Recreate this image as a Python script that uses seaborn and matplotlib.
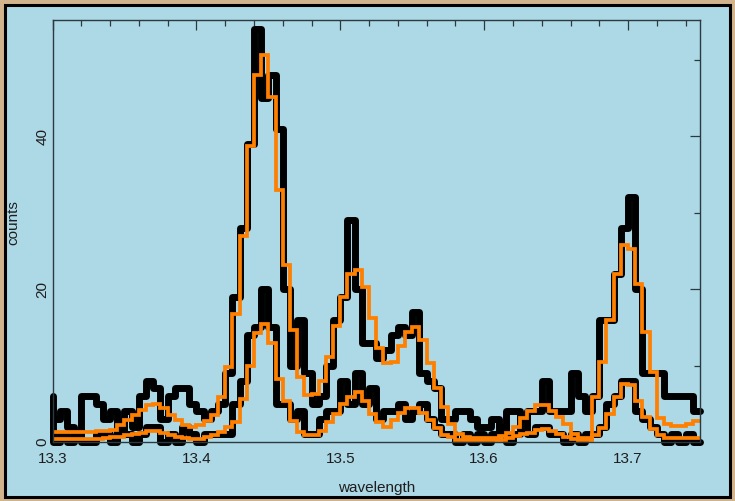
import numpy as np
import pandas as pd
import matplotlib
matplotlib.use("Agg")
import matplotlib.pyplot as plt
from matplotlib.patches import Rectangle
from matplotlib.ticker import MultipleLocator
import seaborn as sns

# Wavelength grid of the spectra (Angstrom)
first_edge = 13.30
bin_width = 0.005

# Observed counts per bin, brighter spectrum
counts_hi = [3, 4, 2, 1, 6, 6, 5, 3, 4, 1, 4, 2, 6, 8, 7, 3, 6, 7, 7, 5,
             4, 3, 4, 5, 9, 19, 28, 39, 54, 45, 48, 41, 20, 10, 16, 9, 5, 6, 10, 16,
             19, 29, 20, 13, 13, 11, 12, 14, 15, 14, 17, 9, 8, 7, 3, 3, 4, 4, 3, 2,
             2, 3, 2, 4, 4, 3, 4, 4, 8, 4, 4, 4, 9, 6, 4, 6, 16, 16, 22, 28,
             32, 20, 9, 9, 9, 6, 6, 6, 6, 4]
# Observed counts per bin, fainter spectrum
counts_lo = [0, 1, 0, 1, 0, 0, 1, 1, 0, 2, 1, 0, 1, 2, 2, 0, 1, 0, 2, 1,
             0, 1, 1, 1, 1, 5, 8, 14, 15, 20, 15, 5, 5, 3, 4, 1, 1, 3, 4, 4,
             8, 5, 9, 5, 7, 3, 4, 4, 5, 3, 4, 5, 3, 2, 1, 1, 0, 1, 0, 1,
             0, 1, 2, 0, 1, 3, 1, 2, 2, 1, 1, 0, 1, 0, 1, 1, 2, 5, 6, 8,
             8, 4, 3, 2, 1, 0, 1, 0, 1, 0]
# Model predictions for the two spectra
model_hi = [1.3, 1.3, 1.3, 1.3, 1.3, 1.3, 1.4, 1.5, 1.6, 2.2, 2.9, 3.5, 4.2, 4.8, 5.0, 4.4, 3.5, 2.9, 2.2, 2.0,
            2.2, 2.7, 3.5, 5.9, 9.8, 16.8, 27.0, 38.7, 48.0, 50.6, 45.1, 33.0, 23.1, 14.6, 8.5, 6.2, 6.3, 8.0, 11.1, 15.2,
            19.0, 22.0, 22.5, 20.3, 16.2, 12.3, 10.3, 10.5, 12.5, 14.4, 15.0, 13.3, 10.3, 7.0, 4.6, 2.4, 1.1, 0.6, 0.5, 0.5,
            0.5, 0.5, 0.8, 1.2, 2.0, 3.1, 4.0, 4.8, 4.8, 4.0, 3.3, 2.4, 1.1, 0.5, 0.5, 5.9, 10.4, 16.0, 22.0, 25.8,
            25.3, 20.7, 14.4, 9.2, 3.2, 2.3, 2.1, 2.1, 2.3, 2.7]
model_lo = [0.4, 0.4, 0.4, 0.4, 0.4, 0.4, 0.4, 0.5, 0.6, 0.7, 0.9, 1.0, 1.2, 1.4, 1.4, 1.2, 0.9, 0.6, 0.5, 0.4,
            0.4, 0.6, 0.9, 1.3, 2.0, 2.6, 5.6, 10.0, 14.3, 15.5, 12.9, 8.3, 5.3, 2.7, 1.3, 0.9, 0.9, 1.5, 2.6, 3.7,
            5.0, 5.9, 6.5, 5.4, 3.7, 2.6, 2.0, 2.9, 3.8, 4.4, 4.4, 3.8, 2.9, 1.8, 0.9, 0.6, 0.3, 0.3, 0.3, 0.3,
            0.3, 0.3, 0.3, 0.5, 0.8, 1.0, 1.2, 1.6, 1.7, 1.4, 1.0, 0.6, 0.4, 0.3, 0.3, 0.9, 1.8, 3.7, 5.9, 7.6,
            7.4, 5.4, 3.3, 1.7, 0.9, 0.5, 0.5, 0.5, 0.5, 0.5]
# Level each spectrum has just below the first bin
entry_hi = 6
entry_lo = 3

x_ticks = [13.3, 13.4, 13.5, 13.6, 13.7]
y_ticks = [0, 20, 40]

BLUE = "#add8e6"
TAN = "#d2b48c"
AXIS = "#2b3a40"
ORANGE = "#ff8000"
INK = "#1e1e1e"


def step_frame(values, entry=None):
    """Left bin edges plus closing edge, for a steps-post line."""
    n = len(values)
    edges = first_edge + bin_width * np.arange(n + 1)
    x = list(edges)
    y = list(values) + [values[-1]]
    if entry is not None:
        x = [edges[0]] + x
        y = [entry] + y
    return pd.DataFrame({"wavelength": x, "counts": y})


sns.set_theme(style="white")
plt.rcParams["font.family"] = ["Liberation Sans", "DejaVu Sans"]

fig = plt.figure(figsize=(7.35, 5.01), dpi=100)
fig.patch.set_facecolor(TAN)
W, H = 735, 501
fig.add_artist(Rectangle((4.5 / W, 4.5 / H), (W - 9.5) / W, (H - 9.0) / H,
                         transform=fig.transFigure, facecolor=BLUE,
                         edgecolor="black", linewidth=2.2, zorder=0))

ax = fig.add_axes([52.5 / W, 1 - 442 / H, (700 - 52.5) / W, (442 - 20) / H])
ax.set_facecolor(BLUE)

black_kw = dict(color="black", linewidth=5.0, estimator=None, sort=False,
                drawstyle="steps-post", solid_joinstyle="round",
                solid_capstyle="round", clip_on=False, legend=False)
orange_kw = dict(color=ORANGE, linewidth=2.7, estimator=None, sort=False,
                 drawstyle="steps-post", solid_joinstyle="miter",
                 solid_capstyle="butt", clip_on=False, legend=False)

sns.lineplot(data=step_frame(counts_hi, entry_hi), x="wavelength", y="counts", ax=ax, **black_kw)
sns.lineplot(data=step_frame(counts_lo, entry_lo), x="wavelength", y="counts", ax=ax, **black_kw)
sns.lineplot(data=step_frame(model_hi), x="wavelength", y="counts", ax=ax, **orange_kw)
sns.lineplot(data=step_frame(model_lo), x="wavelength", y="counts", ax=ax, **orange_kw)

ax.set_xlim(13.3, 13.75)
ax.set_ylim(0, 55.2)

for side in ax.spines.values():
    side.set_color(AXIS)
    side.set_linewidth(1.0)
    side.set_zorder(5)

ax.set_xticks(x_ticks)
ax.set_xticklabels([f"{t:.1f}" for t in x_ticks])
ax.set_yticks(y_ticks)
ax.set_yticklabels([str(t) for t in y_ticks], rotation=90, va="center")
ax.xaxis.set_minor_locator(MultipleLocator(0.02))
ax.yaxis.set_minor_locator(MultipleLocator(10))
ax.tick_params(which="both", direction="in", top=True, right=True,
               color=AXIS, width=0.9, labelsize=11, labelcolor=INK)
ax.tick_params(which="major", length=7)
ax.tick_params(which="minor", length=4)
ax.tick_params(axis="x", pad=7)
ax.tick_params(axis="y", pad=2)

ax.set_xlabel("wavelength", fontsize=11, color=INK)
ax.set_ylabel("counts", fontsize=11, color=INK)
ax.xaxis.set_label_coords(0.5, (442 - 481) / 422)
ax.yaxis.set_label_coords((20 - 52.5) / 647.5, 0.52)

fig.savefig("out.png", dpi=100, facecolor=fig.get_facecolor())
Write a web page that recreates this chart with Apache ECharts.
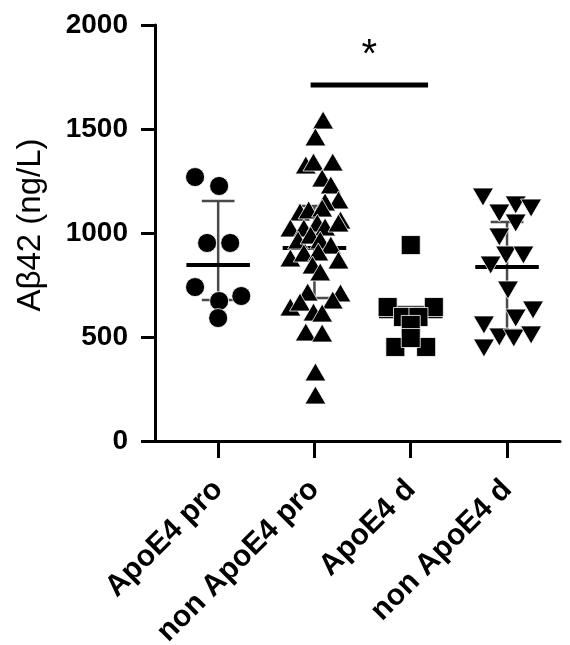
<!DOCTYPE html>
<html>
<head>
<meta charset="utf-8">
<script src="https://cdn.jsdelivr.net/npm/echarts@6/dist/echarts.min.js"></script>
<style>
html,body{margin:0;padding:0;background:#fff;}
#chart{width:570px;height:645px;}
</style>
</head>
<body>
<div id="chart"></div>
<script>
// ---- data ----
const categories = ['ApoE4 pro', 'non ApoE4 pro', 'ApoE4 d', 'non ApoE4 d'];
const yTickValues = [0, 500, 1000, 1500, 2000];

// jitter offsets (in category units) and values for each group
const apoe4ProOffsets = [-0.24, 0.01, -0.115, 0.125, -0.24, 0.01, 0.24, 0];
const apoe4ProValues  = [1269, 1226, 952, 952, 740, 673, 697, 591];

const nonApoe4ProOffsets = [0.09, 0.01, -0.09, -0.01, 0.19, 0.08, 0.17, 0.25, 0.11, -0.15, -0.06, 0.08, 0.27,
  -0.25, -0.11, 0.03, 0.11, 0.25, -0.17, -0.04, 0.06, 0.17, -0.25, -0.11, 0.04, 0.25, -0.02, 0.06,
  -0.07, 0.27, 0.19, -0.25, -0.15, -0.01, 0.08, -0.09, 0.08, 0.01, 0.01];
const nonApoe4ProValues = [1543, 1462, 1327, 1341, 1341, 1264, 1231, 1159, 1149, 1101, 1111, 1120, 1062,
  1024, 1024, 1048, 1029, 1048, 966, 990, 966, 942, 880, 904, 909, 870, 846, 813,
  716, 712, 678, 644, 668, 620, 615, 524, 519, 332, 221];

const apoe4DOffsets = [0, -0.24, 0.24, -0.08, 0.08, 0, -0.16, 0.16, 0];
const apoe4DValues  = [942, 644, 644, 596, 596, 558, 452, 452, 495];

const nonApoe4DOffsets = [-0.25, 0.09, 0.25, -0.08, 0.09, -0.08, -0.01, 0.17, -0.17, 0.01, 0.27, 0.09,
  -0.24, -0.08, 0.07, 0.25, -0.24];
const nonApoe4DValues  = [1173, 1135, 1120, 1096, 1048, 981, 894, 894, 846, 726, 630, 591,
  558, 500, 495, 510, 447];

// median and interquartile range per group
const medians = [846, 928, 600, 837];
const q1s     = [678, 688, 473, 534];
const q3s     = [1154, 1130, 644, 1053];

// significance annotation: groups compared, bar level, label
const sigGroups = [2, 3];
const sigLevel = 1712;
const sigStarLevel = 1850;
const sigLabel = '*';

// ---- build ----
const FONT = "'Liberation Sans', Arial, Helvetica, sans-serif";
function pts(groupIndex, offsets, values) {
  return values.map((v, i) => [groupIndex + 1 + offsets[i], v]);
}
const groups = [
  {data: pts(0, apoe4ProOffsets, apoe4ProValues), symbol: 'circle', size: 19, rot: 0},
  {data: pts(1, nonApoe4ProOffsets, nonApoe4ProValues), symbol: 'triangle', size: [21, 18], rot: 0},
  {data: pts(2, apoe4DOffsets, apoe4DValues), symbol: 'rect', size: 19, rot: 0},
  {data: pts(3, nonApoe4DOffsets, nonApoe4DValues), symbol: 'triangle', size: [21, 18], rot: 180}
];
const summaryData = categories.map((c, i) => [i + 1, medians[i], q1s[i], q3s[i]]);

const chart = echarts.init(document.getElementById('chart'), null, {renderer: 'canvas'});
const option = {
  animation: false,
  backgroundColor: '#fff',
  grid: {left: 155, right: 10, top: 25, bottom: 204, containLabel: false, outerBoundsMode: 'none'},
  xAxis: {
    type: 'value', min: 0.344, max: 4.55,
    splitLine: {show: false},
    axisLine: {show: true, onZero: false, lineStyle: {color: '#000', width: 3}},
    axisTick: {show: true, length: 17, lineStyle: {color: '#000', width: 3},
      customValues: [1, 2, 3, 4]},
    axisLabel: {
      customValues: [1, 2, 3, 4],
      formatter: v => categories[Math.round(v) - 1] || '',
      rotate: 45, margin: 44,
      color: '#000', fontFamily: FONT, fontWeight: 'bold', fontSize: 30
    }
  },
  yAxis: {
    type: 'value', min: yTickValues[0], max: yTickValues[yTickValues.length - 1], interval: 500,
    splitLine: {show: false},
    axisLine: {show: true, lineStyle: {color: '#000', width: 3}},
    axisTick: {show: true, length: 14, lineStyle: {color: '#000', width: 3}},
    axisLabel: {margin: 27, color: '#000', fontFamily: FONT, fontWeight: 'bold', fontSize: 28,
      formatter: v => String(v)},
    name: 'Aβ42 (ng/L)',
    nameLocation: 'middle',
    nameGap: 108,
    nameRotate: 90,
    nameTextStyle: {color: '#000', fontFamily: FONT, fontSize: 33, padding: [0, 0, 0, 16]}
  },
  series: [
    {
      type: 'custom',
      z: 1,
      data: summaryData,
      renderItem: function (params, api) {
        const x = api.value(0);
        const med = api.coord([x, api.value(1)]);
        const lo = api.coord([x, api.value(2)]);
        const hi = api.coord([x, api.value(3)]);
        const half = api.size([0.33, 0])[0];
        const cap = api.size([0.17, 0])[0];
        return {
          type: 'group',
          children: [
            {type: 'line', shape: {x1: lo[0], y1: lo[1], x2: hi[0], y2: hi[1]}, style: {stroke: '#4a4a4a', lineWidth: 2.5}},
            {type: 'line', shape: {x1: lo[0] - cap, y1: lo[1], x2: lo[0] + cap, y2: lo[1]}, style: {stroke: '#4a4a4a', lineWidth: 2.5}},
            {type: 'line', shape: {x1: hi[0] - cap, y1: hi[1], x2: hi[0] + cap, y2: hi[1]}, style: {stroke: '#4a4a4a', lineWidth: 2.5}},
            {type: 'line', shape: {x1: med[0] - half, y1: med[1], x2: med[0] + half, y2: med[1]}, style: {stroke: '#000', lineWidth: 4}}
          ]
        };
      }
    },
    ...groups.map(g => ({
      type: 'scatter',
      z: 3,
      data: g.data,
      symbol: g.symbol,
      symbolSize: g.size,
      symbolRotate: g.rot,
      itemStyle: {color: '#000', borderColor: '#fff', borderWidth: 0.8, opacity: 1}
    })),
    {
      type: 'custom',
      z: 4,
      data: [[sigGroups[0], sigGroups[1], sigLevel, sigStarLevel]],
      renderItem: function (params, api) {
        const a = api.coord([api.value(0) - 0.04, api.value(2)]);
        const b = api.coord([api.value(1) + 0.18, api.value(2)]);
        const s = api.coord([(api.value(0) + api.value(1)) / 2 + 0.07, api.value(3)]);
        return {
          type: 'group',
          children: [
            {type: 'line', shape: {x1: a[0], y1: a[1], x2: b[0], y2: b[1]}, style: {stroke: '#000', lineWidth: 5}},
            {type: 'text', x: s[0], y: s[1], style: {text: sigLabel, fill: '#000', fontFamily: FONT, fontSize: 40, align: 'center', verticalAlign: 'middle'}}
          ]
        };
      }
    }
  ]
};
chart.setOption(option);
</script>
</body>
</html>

--

Reproduce only the lines of the records from the start up to and including the line that holds "bin_width = 0.005"; do not carry over any picture.

Recreate this image as a Python script that uses seaborn and matplotlib.
import numpy as np
import pandas as pd
import matplotlib
matplotlib.use("Agg")
import matplotlib.pyplot as plt
from matplotlib.patches import Rectangle
from matplotlib.ticker import MultipleLocator
import seaborn as sns

# Wavelength grid of the spectra (Angstrom)
first_edge = 13.30
bin_width = 0.005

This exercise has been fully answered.